Posted by emmanuel98 on October 30, 2010, at 21:03:04

I used to see my p-doc once a week for therapy. We did this for five years and I was so attached to him from the beginning that it frightened me.
Finally, last January, we ended and I gave him a thoughtful gift and card and we were supposed to meet just once every two or three months for meds.
But I came apart after 6 months of this and begged to see him again. We saw one another weekly all summer, then bi-weekly for a month or so and are now down to once a month. I find I don't miss him so badly this time. I felt like last summer, I was grieving him so badly it was tearing me apart. I hadn't really dealt with the grief of losing his caring and compassion on a regular basis.
When I started seeing him again weekly, I felt like he was angry about it. He never laughed or answered questions about himself. It seemed like he was protecting himself from me.
This week, I saw him after a month between appointments and he was so lovely and pleasant and upbeat and concerned about me. I was afraid that if I saw him this infrequently, he would forget about me, but he remembered every detail of our last visit(s). The problem now is that I love him so much it's painful to think about. I don't know what to do with all my intense feelings about him. Sometimes they make me absurdly happy, other times they make me desparately sad.

 

Re: Saw my p-doc after a month away

Posted by Dinah on October 31, 2010, at 13:42:57

In reply to Saw my p-doc after a month away, posted by emmanuel98 on October 30, 2010, at 21:03:04

I really admire how the two of you were able to take a few steps back when you weren't ready.

I suppose the process of grief will help you with the intense emotions. There are so many losses in life and there isn't much that can be done except to endure until it lessens.

I think your way is healthier than mine. I think I tend to lose the intensity and drift away rather than work through the feelings.

How does your therapist see it?

 

Re: Saw my p-doc after a month away

Posted by emmanuel98 on October 31, 2010, at 20:33:45

In reply to Re: Saw my p-doc after a month away, posted by Dinah on October 31, 2010, at 13:42:57

> How does your therapist see it?

I think the way he sees it is that, last winter, he had talked about cutting back to every other week for 4-5 months then maybe to once a month. But I decided that ending would be painful however I did it, so it would be better to just bite the bullet and set a date to end. He said, we could do that and we agreed on an end date 6 weeks away. I thought and thought about a gift to give him. I found an African stone sculpture of two figures dancing and bought it for him. Then I made out a card with a quote from Glen Gabbard comparing therapy to a dance and said thanks for dancing with me. It was a very nice and poignant ending.

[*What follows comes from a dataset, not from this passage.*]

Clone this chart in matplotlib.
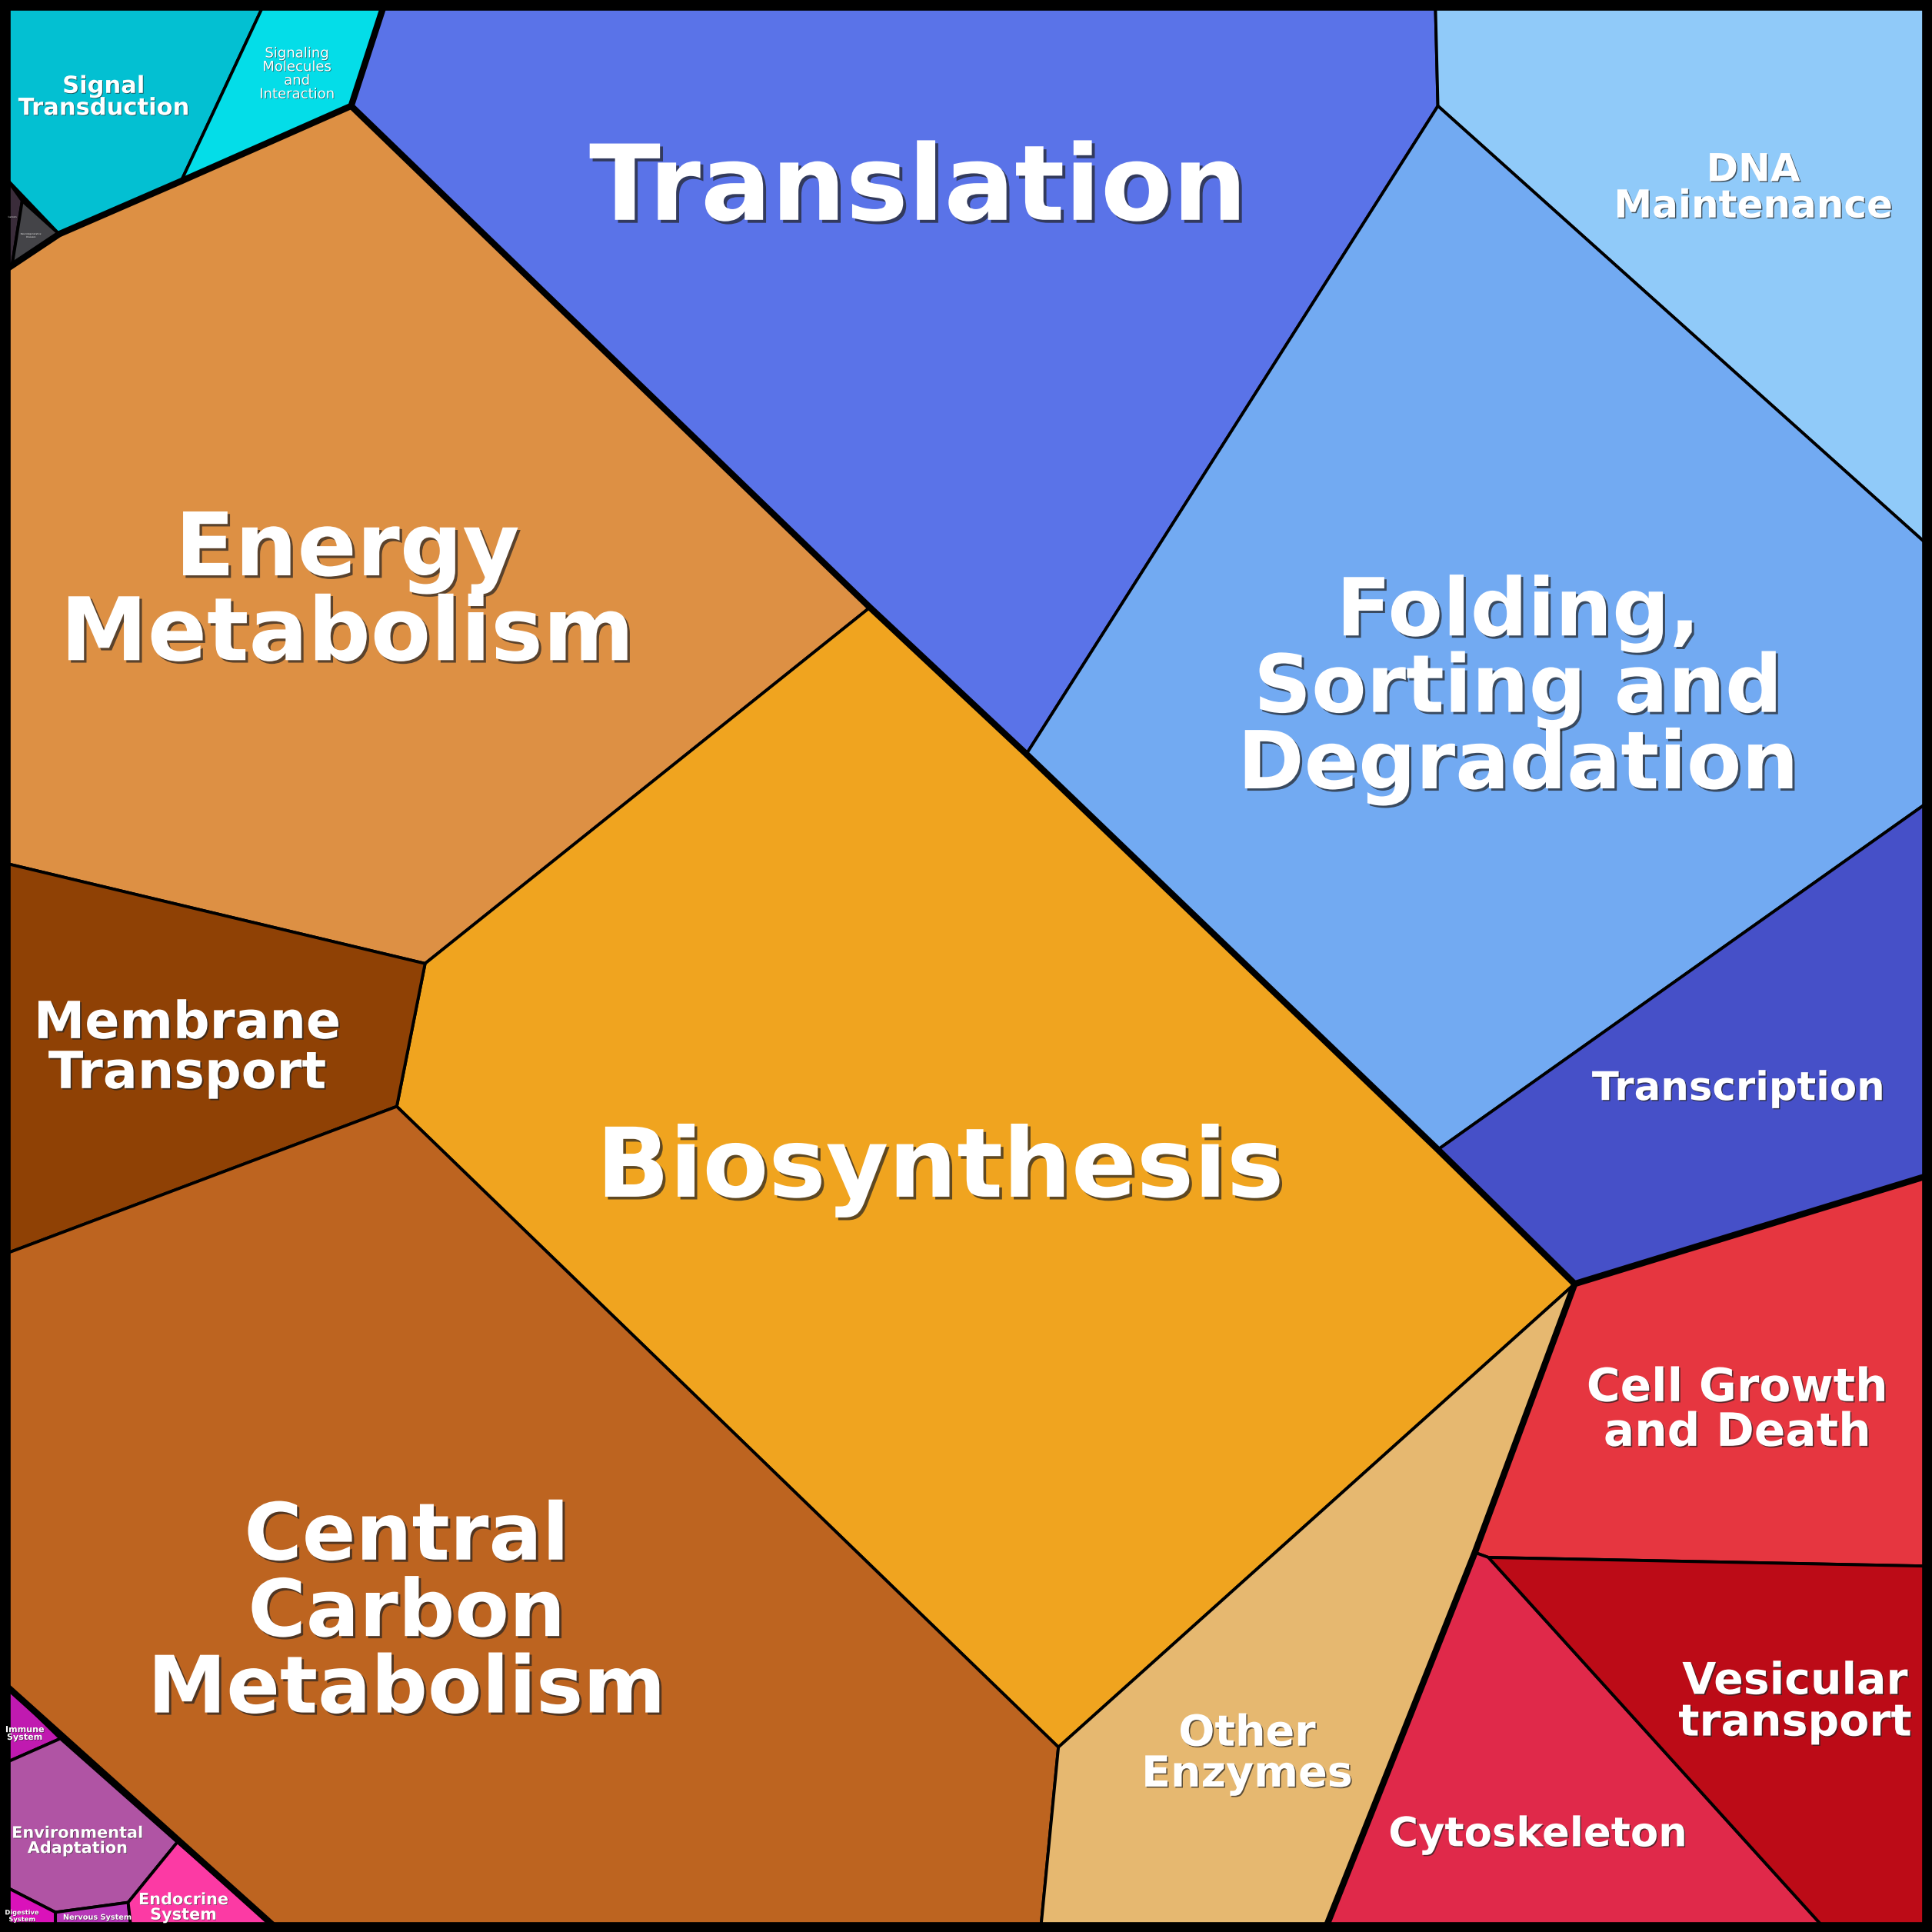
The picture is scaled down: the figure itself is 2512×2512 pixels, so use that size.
import matplotlib
matplotlib.use("Agg")
import matplotlib.pyplot as plt
from matplotlib.patches import Polygon
import matplotlib.patheffects as pe

names = ["Signal\nTransduction", "Signaling\nMolecules\nand\nInteraction", "Cancers",
         "Neurodegenerative\nDiseases", "Energy\nMetabolism", "Translation", "DNA\nMaintenance",
         "Folding,\nSorting and\nDegradation", "Transcription", "Biosynthesis", "Membrane\nTransport",
         "Central\nCarbon\nMetabolism", "Other\nEnzymes", "Cell Growth\nand Death", "Cytoskeleton",
         "Vesicular\ntransport", "Immune\nSystem", "Environmental\nAdaptation", "Digestive\nSystem",
         "Nervous System", "Endocrine\nSystem"]
colors = ["#03C0D2", "#04DDE8", "#3A2C3A", "#444448", "#DD9044", "#5A73E8", "#90CAF9",
          "#72AAF2", "#4650C8", "#F0A41F", "#8F4105", "#BD6420", "#E6B870", "#E63640",
          "#E0294A", "#BC0B17", "#C01AB0", "#B054A4", "#DA12BA", "#B838B8", "#FC3AA4"]
cells = [
    [(6, 6), (213, 6), (147, 147), (48, 190), (6, 146)],
    [(213, 6), (311, 6), (285, 86), (147, 147)],
    [(6, 146), (18, 163), (10, 214), (6, 216)],
    [(18, 163), (48, 190), (10, 214)],
    [(6, 218), (10, 214), (48, 190), (147, 147), (285, 86), (706, 493), (345, 782), (6, 701)],
    [(311, 6), (1165, 6), (1167, 86), (833, 612), (706, 493), (285, 86)],
    [(1165, 6), (1562, 6), (1562, 440), (1167, 86)],
    [(1167, 86), (1562, 440), (1562, 653), (1167, 933), (833, 612)],
    [(1167, 933), (1562, 653), (1562, 955), (1278, 1042)],
    [(706, 493), (833, 612), (1167, 933), (1278, 1042), (859, 1418), (322, 898), (345, 782)],
    [(6, 701), (345, 782), (322, 898), (6, 1017)],
    [(6, 1017), (322, 898), (859, 1418), (845, 1562), (221, 1562), (6, 1369)],
    [(1278, 1042), (1197, 1260), (1077, 1562), (845, 1562), (859, 1418)],
    [(1278, 1042), (1562, 955), (1562, 1271), (1208, 1264), (1197, 1260)],
    [(1197, 1260), (1208, 1264), (1478, 1562), (1077, 1562)],
    [(1208, 1264), (1562, 1271), (1562, 1562), (1478, 1562)],
    [(6, 1369), (49, 1411), (6, 1430)],
    [(6, 1430), (49, 1411), (144, 1495), (104, 1544), (45, 1552), (6, 1532)],
    [(6, 1532), (45, 1552), (45, 1562), (6, 1562)],
    [(45, 1552), (104, 1544), (106, 1562), (45, 1562)],
    [(104, 1544), (144, 1495), (221, 1562), (106, 1562)],
]
label_xy = [(84, 79), (241, 60), (10, 176), (25, 191), (282, 482), (745, 155), (1423, 153),
            (1232, 560), (1411, 884), (763, 950), (152, 851), (330, 1310), (1012, 1424),
            (1410, 1145), (1248, 1489), (1457, 1382), (20, 1407), (63, 1494), (18, 1555),
            (79, 1556), (149, 1548)]
font_pt = [22, 13, 2, 2, 82, 98, 36, 75, 37, 90, 48, 74, 40, 43, 38, 41, 8, 15, 6, 7, 15]
weights = ["bold", "normal", "normal", "normal"] + ["bold"] * 17
group_lines = [
    [(6, 218), (48, 190), (147, 147), (285, 86), (311, 6)],
    [(285, 86), (706, 493), (833, 612), (1167, 933), (1278, 1042)],
    [(1562, 955), (1278, 1042), (1197, 1260), (1077, 1562)],
    [(6, 1369), (221, 1562)],
]

fig = plt.figure(figsize=(25.12, 25.12), dpi=100)
ax = fig.add_axes([0, 0, 1, 1])
ax.set_xlim(0, 1568)
ax.set_ylim(1568, 0)
ax.axis("off")
fig.patch.set_facecolor("black")

for poly, c in zip(cells, colors):
    ax.add_patch(Polygon(poly, closed=True, facecolor=c, edgecolor="black", lw=2.8, joinstyle="round"))
for gl in group_lines:
    xs, ys = zip(*gl)
    ax.plot(xs, ys, color="black", lw=6, solid_joinstyle="round", solid_capstyle="round")

for name, (x, y), fs, w in zip(names, label_xy, font_pt, weights):
    off = max(fs / 35, 0.5)
    ax.text(x, y, name, ha="center", va="center", fontsize=fs, fontweight=w,
            color="white", linespacing=0.98, family="DejaVu Sans",
            path_effects=[pe.withSimplePatchShadow(offset=(off, -off), shadow_rgbFace="#222222", alpha=0.7)])

ax.add_patch(Polygon([(3, 3), (1565, 3), (1565, 1565), (3, 1565)], closed=True, fill=False,
                     edgecolor="black", lw=12))
fig.savefig("out.png", dpi=100, facecolor="black")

I felt when I returned that I was returning with my tail between my legs. But he kept saying, it was your idea to end, not mine. So now we're just gradually cutting back, the way he recommended it the first place. Now that I experience all the grief and mourning for him over the spring and early summer, I feel much better prepared to cut back and be happy to wait a month between appointments without feeling the need to call him. So this is better. I think he thinks it's better as well.